Thomas Merton, 1966: "All the things a hermit should not do I have done. Should a hermit like Bob Dylan? He means at least as much to me as some of the new liturgy, perhaps in some ways more."
Hudson’s thesis suffers from the awkward fact that the two never met, that Merton was twice Dylan’s age, and that there is little indication Dylan even knew who Merton was. But Hudson works mightily to make connections, and his quotations from Merton’s letters and diaries make it clear that the hermit was deeply affected by the vagabond’s music, first by “Highway 61 Revisited” (Hudson claims the title is a clear reference to Evelyn Waugh’s Brideshead Revisited), quickly followed by “Bringing It All Back Home,” “Another Side of Bob Dylan”and“The Times They Are A-Changin’.” In fact, in rueful diary entries concerning his famous love affair with “M,” Merton wrote that his troubles extended beyond the contradictions of being “a priest who has a woman.” He was also not sure he didn’t love Bob Dylan more than Mass in the vernacular:
All the things a hermit should not do I have done. Should a hermit like Bob Dylan? He means at least as much to me as some of the new liturgy, perhaps in some ways more. I want to know the guy. I want him to come here, and I want him to see one of my poems, he might even use it.

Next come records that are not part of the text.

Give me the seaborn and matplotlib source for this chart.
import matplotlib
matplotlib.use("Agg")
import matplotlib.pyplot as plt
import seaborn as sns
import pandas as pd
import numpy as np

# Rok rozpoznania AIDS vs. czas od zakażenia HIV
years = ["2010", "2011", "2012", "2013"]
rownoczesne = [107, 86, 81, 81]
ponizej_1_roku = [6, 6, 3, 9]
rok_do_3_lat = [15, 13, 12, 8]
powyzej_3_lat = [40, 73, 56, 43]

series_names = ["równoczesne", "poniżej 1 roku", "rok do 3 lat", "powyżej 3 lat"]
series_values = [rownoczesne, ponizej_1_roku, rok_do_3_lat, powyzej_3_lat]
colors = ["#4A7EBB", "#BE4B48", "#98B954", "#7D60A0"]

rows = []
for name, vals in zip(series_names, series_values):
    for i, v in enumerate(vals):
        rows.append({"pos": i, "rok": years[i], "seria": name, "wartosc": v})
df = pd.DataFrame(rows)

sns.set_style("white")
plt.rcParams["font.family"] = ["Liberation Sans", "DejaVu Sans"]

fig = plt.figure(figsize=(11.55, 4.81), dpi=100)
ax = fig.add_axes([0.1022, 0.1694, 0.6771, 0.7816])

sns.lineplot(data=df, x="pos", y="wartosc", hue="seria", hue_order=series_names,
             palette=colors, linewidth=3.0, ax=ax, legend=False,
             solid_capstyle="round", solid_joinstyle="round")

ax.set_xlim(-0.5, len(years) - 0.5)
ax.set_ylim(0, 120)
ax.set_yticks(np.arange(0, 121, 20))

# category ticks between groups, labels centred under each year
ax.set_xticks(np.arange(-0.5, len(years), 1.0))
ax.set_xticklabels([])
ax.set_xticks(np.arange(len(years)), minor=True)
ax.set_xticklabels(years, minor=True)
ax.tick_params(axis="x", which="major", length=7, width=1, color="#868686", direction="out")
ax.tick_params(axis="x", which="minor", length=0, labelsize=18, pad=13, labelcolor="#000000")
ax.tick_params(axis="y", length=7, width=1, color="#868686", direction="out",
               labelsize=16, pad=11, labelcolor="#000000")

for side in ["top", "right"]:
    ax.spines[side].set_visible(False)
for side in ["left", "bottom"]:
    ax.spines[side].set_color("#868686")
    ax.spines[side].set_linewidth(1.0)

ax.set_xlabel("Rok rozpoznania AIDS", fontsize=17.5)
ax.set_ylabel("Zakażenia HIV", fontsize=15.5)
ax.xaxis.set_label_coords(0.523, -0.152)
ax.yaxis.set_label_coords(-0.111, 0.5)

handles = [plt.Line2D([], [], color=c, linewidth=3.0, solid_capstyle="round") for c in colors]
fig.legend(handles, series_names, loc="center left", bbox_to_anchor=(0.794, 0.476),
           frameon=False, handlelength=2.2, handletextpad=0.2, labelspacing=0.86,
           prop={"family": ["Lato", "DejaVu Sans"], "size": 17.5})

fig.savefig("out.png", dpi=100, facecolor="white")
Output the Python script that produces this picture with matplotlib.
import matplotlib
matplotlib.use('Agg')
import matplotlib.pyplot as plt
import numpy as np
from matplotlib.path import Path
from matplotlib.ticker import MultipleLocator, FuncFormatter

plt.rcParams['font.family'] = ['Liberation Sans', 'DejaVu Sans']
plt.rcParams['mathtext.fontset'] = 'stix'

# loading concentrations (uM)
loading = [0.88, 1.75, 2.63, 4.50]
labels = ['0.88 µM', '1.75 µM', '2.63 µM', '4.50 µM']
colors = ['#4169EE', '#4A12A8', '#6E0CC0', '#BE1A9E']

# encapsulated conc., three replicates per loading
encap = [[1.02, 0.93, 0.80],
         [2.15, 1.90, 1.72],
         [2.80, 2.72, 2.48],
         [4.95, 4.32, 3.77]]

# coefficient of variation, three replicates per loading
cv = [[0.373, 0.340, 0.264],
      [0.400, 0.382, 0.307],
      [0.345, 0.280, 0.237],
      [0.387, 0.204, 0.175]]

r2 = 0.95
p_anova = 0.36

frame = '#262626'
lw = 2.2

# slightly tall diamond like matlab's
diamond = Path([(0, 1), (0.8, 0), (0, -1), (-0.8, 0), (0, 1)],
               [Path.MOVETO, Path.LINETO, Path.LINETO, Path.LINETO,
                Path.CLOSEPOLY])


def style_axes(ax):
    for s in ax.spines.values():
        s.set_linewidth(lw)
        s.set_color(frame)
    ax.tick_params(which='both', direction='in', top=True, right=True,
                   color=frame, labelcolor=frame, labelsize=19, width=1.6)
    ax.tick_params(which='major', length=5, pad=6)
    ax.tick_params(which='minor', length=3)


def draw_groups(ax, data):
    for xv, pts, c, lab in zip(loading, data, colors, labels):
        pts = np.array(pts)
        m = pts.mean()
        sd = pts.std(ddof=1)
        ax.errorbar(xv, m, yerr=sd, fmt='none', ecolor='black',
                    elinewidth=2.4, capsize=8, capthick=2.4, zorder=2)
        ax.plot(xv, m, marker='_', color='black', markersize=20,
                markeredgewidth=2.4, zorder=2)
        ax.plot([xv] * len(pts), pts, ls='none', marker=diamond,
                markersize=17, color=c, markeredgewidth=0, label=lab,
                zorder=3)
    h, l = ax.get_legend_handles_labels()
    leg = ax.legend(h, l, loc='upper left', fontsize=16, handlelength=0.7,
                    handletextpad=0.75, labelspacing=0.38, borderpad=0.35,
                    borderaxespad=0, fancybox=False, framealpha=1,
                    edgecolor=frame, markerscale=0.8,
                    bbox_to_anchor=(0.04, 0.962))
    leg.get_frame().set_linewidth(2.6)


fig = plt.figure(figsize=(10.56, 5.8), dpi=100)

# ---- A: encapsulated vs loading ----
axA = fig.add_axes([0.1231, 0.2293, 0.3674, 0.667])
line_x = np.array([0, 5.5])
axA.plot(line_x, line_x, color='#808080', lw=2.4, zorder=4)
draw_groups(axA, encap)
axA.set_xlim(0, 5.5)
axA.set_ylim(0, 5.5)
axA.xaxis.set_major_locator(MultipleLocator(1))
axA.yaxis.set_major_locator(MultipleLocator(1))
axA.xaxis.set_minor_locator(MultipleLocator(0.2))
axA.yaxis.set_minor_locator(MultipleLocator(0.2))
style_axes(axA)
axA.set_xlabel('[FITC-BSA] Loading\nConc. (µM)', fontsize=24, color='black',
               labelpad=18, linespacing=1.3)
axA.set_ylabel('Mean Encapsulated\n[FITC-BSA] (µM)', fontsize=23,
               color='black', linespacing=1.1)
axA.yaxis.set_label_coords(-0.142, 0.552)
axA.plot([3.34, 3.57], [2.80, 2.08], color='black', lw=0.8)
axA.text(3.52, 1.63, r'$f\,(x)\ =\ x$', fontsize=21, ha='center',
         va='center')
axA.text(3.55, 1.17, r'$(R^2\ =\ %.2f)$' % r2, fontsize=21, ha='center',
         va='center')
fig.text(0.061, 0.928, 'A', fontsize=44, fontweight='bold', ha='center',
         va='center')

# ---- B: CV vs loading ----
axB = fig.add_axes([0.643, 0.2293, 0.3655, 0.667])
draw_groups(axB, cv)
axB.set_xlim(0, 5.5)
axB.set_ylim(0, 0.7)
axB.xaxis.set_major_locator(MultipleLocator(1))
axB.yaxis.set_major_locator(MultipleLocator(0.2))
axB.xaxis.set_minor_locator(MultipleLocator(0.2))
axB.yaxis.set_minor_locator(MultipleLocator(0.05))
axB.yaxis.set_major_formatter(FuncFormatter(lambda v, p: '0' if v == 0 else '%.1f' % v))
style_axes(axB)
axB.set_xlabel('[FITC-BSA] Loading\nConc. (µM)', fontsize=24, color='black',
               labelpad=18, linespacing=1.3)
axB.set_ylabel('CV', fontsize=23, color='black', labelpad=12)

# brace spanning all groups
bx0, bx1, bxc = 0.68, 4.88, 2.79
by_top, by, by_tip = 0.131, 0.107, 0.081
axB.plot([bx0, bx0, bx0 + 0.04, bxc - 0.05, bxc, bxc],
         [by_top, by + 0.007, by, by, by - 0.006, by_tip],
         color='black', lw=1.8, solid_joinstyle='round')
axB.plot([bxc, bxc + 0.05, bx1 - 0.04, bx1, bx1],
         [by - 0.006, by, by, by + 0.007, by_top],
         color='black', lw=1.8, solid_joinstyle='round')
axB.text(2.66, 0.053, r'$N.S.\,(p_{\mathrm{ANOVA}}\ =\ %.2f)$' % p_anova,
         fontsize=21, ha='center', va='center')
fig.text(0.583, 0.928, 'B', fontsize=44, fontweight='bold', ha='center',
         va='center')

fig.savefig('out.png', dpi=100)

Merton’s 1967 collection of experimental verse, Cables to the Ace, shows the strong influence of Dylan’s lyrics, which Merton freely admitted in his letters. A year earlier, Merton had finally met Joan Baez (who by that point had soured on Dylan’s antics), when she visited Merton with friends at his abbey in Gethsemani, Ky. By the time of Merton’s accidental death in Bangkok in 1968, he and Dylan actually did seem to be living parallel lives, as both were caught between the desire for solitude (Merton in Gethsemani, Dylan at his hermitage-like Woodstock home) and the endless demands of fame and a public persona. Maybe Dylan never knew Merton, but one does get the sense that Dylan would have liked Merton as much as the monk admired and emulated him.

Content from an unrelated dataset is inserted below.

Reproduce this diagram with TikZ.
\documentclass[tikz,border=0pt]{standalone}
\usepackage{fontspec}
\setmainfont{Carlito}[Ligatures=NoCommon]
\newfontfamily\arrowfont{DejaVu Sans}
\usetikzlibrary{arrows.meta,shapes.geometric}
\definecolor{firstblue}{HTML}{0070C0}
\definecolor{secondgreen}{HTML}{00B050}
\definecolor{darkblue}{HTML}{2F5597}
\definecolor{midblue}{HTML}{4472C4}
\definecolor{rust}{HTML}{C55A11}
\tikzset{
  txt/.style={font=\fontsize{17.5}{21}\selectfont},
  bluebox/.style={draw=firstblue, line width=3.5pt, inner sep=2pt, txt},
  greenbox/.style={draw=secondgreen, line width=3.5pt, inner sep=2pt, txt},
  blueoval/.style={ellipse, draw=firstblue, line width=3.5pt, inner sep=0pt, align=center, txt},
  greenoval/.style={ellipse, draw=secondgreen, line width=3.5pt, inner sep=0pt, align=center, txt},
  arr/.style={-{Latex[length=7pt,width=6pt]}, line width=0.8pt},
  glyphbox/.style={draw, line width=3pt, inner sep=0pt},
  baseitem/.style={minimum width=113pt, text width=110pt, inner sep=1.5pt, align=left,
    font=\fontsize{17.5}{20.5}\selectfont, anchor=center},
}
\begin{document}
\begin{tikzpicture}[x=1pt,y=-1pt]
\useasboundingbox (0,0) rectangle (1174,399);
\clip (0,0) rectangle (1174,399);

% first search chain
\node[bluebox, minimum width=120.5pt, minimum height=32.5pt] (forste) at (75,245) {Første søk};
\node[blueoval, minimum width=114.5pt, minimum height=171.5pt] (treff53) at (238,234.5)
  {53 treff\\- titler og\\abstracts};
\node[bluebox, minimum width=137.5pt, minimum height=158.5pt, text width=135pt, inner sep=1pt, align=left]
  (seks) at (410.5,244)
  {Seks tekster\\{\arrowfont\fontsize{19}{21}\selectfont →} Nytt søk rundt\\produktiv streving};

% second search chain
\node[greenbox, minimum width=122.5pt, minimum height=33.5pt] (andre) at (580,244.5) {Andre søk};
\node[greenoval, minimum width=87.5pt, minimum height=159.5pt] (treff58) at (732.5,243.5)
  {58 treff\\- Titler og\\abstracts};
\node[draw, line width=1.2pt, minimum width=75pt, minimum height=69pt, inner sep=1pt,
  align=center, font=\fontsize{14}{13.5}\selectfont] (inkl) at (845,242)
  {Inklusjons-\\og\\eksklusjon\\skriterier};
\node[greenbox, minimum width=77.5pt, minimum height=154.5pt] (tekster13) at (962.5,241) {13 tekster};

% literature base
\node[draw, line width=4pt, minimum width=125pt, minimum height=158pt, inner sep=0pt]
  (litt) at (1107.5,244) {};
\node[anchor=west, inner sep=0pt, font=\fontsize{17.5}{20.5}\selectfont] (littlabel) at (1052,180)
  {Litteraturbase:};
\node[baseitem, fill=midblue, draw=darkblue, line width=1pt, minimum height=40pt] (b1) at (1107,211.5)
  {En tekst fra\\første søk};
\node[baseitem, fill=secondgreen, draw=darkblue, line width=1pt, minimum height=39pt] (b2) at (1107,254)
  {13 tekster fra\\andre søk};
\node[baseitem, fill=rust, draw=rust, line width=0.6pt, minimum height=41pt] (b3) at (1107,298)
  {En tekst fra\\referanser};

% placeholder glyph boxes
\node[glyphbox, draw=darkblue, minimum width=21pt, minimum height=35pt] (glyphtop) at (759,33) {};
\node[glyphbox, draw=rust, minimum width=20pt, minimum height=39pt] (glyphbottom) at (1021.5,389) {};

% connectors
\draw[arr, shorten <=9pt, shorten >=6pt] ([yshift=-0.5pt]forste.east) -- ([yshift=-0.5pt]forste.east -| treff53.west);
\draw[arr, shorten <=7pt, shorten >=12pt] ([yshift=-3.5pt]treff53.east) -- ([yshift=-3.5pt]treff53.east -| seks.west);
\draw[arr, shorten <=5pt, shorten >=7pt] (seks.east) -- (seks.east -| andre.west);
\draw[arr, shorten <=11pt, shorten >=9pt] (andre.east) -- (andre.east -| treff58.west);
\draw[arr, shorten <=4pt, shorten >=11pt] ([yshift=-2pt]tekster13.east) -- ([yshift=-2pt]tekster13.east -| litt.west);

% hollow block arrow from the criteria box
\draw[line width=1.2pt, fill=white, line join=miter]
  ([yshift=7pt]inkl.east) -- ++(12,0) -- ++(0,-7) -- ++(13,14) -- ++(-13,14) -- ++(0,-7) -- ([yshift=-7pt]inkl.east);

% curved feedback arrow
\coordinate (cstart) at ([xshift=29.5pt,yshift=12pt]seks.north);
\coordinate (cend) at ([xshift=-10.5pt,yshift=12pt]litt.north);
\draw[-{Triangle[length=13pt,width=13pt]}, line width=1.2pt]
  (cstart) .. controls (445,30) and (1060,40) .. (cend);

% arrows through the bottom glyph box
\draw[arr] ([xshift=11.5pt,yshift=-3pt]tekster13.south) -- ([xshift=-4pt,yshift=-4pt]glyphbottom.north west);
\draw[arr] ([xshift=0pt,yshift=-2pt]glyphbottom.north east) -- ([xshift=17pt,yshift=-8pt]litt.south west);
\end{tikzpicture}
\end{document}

Who ever thought in 1967 that within a year Thomas Merton would be dead, but 50 years later Bob Dylan would still be on tour? Forever in the wind, a poet-hermit who performs for popes, whose ex-girlfriends are still singing songs of loss and memory about him? “Now you’re telling me/ You’re not nostalgic?” Joan Baez rebukes her former lover in “Diamonds and Rust.” “Well then give me another word for it/ You, who were so good with words/ and at keeping things vague.”

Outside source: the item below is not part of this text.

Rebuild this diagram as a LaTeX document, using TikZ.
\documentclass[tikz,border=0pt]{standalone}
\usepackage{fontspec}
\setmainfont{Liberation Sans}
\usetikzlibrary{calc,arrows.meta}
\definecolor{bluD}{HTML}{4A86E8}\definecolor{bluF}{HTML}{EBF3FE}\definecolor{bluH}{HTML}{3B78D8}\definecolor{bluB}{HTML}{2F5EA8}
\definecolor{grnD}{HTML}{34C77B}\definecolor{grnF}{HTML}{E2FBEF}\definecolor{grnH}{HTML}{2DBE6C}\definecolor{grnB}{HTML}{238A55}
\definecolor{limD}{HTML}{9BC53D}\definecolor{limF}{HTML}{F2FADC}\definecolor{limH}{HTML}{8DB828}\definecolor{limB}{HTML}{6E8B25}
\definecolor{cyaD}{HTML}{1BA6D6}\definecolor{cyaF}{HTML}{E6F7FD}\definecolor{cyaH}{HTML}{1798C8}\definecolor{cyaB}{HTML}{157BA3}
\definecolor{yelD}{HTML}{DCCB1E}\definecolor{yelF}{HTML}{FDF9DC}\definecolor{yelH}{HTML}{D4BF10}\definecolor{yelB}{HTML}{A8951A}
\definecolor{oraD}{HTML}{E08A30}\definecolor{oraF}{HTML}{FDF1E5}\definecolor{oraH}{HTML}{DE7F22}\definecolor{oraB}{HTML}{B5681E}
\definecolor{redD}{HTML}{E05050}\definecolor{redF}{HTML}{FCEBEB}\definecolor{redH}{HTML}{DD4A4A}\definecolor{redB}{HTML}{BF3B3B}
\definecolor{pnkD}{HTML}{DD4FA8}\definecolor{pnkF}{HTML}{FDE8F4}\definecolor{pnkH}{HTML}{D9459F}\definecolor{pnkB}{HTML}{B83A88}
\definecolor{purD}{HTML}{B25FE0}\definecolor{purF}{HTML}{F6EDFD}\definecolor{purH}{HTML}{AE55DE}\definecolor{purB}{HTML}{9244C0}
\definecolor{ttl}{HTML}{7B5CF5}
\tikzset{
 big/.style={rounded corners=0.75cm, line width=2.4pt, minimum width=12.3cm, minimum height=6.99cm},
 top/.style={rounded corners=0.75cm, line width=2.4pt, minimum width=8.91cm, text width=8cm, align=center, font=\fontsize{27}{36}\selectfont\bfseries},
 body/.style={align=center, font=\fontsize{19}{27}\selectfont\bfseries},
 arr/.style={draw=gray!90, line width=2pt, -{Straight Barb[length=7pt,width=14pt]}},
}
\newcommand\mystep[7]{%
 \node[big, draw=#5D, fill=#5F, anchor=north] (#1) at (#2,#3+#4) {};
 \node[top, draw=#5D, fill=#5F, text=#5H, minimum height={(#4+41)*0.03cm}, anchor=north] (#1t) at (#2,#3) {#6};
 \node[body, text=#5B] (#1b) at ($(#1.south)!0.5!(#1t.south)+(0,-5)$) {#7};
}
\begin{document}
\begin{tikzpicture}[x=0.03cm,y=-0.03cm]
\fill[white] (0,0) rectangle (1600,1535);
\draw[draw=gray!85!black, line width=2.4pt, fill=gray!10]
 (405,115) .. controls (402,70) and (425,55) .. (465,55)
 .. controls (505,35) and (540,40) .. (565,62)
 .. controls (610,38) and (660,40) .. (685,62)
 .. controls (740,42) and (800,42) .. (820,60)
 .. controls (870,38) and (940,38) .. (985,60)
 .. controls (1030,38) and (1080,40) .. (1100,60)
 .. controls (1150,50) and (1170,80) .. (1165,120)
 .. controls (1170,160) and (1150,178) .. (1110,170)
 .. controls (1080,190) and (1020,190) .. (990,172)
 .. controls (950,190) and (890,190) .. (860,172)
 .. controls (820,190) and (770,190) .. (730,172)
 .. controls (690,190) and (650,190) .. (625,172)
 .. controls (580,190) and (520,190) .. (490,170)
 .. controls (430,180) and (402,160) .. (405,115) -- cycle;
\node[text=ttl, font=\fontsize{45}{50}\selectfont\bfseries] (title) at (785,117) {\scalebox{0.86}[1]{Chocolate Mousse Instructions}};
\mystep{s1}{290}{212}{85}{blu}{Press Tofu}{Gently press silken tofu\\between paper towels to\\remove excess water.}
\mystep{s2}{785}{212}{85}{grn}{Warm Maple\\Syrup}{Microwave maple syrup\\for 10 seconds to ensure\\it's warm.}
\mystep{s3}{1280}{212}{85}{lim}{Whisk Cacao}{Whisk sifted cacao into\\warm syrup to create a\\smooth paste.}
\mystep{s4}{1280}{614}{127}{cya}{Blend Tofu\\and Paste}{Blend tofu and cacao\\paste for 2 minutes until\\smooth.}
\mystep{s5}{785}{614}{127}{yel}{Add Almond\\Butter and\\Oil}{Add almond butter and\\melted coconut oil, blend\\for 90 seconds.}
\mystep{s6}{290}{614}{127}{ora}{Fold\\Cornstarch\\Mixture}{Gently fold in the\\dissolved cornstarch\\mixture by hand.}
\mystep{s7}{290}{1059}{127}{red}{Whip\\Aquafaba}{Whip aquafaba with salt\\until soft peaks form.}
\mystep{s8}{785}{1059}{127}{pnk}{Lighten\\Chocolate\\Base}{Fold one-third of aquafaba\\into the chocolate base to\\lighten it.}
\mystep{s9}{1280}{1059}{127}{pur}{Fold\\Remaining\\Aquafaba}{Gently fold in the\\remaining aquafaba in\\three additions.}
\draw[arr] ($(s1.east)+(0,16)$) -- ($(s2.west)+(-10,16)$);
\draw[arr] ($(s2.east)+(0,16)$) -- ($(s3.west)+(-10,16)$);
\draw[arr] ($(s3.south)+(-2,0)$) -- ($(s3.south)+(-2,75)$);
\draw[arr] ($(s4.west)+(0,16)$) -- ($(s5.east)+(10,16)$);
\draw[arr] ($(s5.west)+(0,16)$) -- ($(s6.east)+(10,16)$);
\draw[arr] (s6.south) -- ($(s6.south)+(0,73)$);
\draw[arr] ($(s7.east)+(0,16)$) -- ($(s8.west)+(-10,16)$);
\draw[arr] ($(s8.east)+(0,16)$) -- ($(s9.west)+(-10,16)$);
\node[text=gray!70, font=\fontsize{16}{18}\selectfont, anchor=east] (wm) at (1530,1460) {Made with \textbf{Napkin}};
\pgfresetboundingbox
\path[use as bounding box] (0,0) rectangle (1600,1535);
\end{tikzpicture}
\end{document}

Bob Dylan: "You too have been spellbound by magical voices, sweet voices with strange melodies."
Perhaps there is another reason why Bob Dylan chose the“Odyssey” as one of the three books whose influence over him he stressed in his Nobel lecture: Maybe he found in many-wiled, nostalgic Odysseus a kindred spirit. “It’s been a hard road to travel,” Dylan remarks of Odysseus—and of himself—in that lecture:
You too have had drugs dropped into your wine. You too have shared a bed with the wrong woman. You too have been spellbound by magical voices, sweet voices with strange melodies. You too have come so far and have so far been blown back. And you’ve had close calls as well. You’ve angered people you should not have. And you too have rambled this country all around. And you’ve also felt that ill wind, the one that blows you no good. And that’s still not all of it.